We have been dating for 3 years. Everything was perfect, we moved in together after year, we talk about the future, work on the house, go on dates often and most important of all he is kind and loving to my son.

Up until 7 months, I found him sexting someone on snap chat out of the blue. I never saw it coming. He never showed any signs that he was dissatisfied with our relationship. It was a disastrous blow out of crying and yelling between us and he was kicked out. After a couple weeks he convinced me to give him another chance.

He has since given me full access to his phone and location. Deleted snap chat completely(I deleted it myself with him there) and he’s never weird about me handling his phone. Im not proud of it but I’ve become good at dissecting a phone.

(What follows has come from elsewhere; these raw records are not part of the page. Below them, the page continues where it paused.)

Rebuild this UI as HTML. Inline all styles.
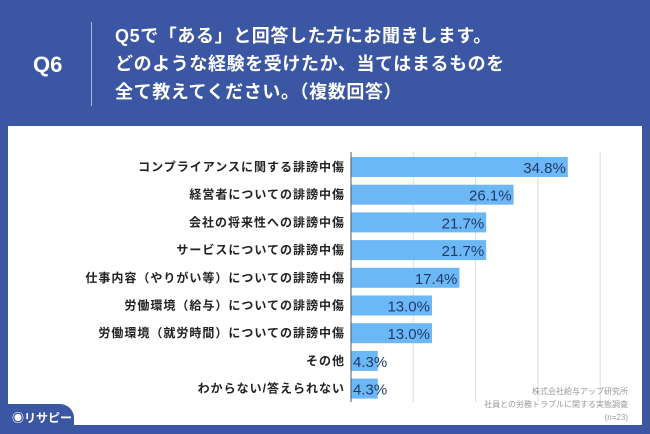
<!DOCTYPE html>
<html><head><meta charset="utf-8"><style>
body{margin:0;width:650px;height:434px;background:#3b57a4;font-family:"Liberation Sans","Noto Sans CJK JP",sans-serif;position:relative;overflow:hidden}
.t{position:absolute;color:#fff;font-weight:bold}
</style></head><body>
<div class="t" style="left:33px;top:52px;font-size:22px">Q6</div>
<div style="position:absolute;left:91px;top:22px;width:1px;height:84px;background:#a9b6d8"></div>
<div class="t" style="left:115px;top:22px;font-size:18px;line-height:28px;letter-spacing:0.6px">Q5で「ある」と回答した方にお聞きします。<br>どのような経験を受けたか、当てはまるものを<br>全て教えてください。（複数回答）</div>
<div style="position:absolute;left:8px;top:126px;width:634px;height:299px;background:#fff"></div>
<svg id="c" width="650" height="434" style="position:absolute;left:0;top:0"></svg>
<div style="position:absolute;left:6px;top:404px;width:68px;height:30px;background:#3b57a4;border-top-right-radius:14px"></div>
<div class="t" style="left:12px;top:409px;font-size:12px">◉リサピー</div>
<div style="position:absolute;right:22px;top:385px;text-align:right;color:#999;font-size:8px;line-height:13px">株式会社給与アップ研究所<br>社員との労務トラブルに関する実態調査<br>(n=23)</div>
<script>
const categories=["コンプライアンスに関する誹謗中傷","経営者についての誹謗中傷","会社の将来性への誹謗中傷","サービスについての誹謗中傷","仕事内容（やりがい等）についての誹謗中傷","労働環境（給与）についての誹謗中傷","労働環境（就労時間）についての誹謗中傷","その他","わからない/答えられない"];
const values=[34.8,26.1,21.7,21.7,17.4,13.0,13.0,4.3,4.3];
const gridTicks=[10,20,30,40];
const svg=document.getElementById('c');const NS='http://www.w3.org/2000/svg';
const x0=351,scale=6.23,y0=157,pitch=27.7,bh=20;
const xs=v=>x0+v*scale;
function mk(t,a){const e=document.createElementNS(NS,t);for(const k in a)e.setAttribute(k,a[k]);svg.appendChild(e);return e;}
gridTicks.forEach(g=>{const l=mk('line',{x1:xs(g),x2:xs(g),y1:152,y2:402,stroke:'#ddd','stroke-width':1});

});
categories.forEach((c,i)=>{const y=y0+i*pitch;
const r=mk('rect',{x:x0,y:y,width:values[i]*scale,height:bh,fill:'#6cb8f6'});


const lb=mk('text',{x:345,y:y+14,'text-anchor':'end','font-size':12,'letter-spacing':1,'font-weight':'bold',fill:'#222'});lb.textContent=c;


const v=mk('text',{x:xs(values[i])-2,y:y+16,'text-anchor':values[i]<8?'start':'end','font-size':15,fill:'#1f3a68'});
if(values[i]<8)v.setAttribute('x',x0+2);
v.textContent=values[i].toFixed(1)+'%';

});
const ax=mk('line',{x1:x0,x2:x0,y1:152,y2:402,stroke:'#555','stroke-width':1});


</script>
</body></html>
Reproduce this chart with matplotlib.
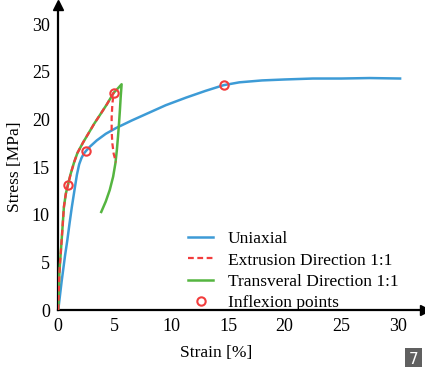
import matplotlib.pyplot as plt

plt.rcParams['font.family'] = ['Liberation Serif', 'DejaVu Serif']

# strain [%] / stress [MPa]
uni_strain = [0.0, 0.1, 0.2, 0.3, 0.4, 0.6, 0.8, 1.0, 1.2, 1.45, 1.65, 1.85, 2.05, 2.25,
              2.45, 2.8, 3.4, 4.2, 5.1, 6.5, 8.0, 9.5, 11.3, 13.0, 14.6, 16.0, 18.0,
              20.0, 22.5, 25.0, 27.5, 30.2]
uni_stress = [0.0, 1.0, 2.0, 3.0, 3.9, 5.7, 7.3, 9.1, 10.8, 12.7, 14.2, 15.3, 15.95, 16.4,
              16.7, 17.15, 17.8, 18.5, 19.1, 19.9, 20.7, 21.5, 22.3, 23.0, 23.6, 23.9, 24.1,
              24.2, 24.3, 24.3, 24.35, 24.3]

ext_strain = [0.0, 0.05, 0.1, 0.15, 0.3, 0.5, 0.67, 0.85, 1.1, 1.4, 1.7, 2.2, 2.7, 3.2,
              3.7, 4.3, 4.9, 4.78, 4.72, 4.72, 4.78, 4.9, 5.1]
ext_stress = [0.0, 2.0, 3.8, 4.8, 7.3, 10.8, 12.2, 13.1, 14.3, 15.5, 16.5, 17.6, 18.6, 19.6,
              20.5, 21.6, 22.8, 21.6, 20.2, 18.8, 17.5, 16.4, 15.5]

tra_strain = [0.0, 0.05, 0.1, 0.15, 0.3, 0.5, 0.67, 0.85, 1.1, 1.4, 1.7, 2.2, 2.7, 3.2,
              3.7, 4.3, 4.9, 5.3, 5.6, 5.52, 5.45, 5.37, 5.28, 5.18, 5.05, 4.85, 4.55,
              4.2, 3.8]
tra_stress = [0.0, 2.0, 3.8, 4.8, 7.3, 10.8, 12.2, 13.1, 14.3, 15.5, 16.5, 17.6, 18.6, 19.6,
              20.5, 21.6, 22.8, 23.3, 23.7, 22.4, 21.0, 19.6, 18.2, 16.8, 15.4, 14.0, 12.6,
              11.4, 10.3]

infl_strain = [0.85, 2.45, 4.9, 14.6]
infl_stress = [13.1, 16.7, 22.8, 23.6]

x_ticks = [0, 5, 10, 15, 20, 25, 30]
y_ticks = [0, 5, 10, 15, 20, 25, 30]

fig = plt.figure(figsize=(4.25, 3.67), dpi=100)
ax = fig.add_axes([0.137, 0.155, 0.863, 0.831])

ax.plot(uni_strain, uni_stress, color='#3d9bd6', lw=1.8, label='Uniaxial')
ax.plot(ext_strain, ext_stress, color='#f23d3d', lw=1.6, ls=(0, (2.6, 1.6)),
        label='Extrusion Direction 1:1', zorder=4)
ax.plot(tra_strain, tra_stress, color='#55b540', lw=1.8,
        label='Transveral Direction 1:1', zorder=3)
ax.plot(infl_strain, infl_stress, 'o', mfc='none', mec='#f23d3d', mew=1.5,
        ms=6, ls='none', label='Inflexion points', zorder=5)

ax.set_xlim(0, 32.4)
ax.set_ylim(0, 32.0)
ax.set_xticks(x_ticks)
ax.set_yticks(y_ticks)
ax.tick_params(length=0, labelsize=13, pad=6)

for s in ['top', 'right']:
    ax.spines[s].set_visible(False)
for s in ['left', 'bottom']:
    ax.spines[s].set_linewidth(1.6)
ax.plot(1, 0, '>k', ms=7, transform=ax.transAxes, clip_on=False)
ax.plot(0, 1, '^k', ms=7, transform=ax.transAxes, clip_on=False)

ax.set_xlabel('Strain [%]', fontsize=12.5)
ax.set_ylabel('Stress [MPa]', fontsize=12.5)
ax.xaxis.set_label_coords(0.43, -0.115)
ax.yaxis.set_label_coords(-0.095, 0.469)

ax.legend(loc='upper left', bbox_to_anchor=(188 / 425, 1 - 231 / 367),
          bbox_transform=fig.transFigure, frameon=False, fontsize=12.5,
          handlelength=1.45, handletextpad=0.85, labelspacing=0.3, borderpad=0,
          borderaxespad=0)

fig.text(0.985, 0.0, '7', color='white', fontsize=11, ha='right', va='bottom',
         family='DejaVu Sans',
         bbox=dict(boxstyle='square,pad=0.25', fc='#606060', ec='none'))

fig.savefig('out.png', dpi=100)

When I seldom check, everything looks normal, including some xxx sites. Until 2 weeks ago when a red flag presented its self. Funny enough, no sleuthing needed.

With iPhones, there is a section that will basically predict what app you will chose when you open your phone based on the ones you frequent most. For the last 2 weeks the App Store has been the first suggestion. Highly unusual for him because I can name 8 apps that he uses daily that would all fill that section before ever suggesting the App Store.

I suspect he is redownloading, using and deleting apps he has used before prior to us dating. Unfortunately you cannot tell when an app has been redownloaded and deleted, just the original down load date. But why would he do this? I mean I have his location and we are always together. Is he just waiting for the perfect timing?

Yesterday I asked him about it as casually as I could asking “did you redownload Snapchat?” He said “No, what makes you ask that?” I explained the App Store phenomenon. He kinda just shrugged “idk” and gave me a kiss on the head before leaving to the store to get fireworks. To be fair, I kinda just brought it up in a abrupt “in passing” kinda way.

I can’t shake the suspicion and anxiety. I was uncontrollably distant all night and this morning. We havent spoken all day and he knows I’m angry. I just keep thinking about how I never see these things coming because he acts so totally normal. I think about the torment I felt the last time this happened. It’s enough for me to want to break up even if I don’t have any solid evidence. I’m a being paranoid or is my instinct right here?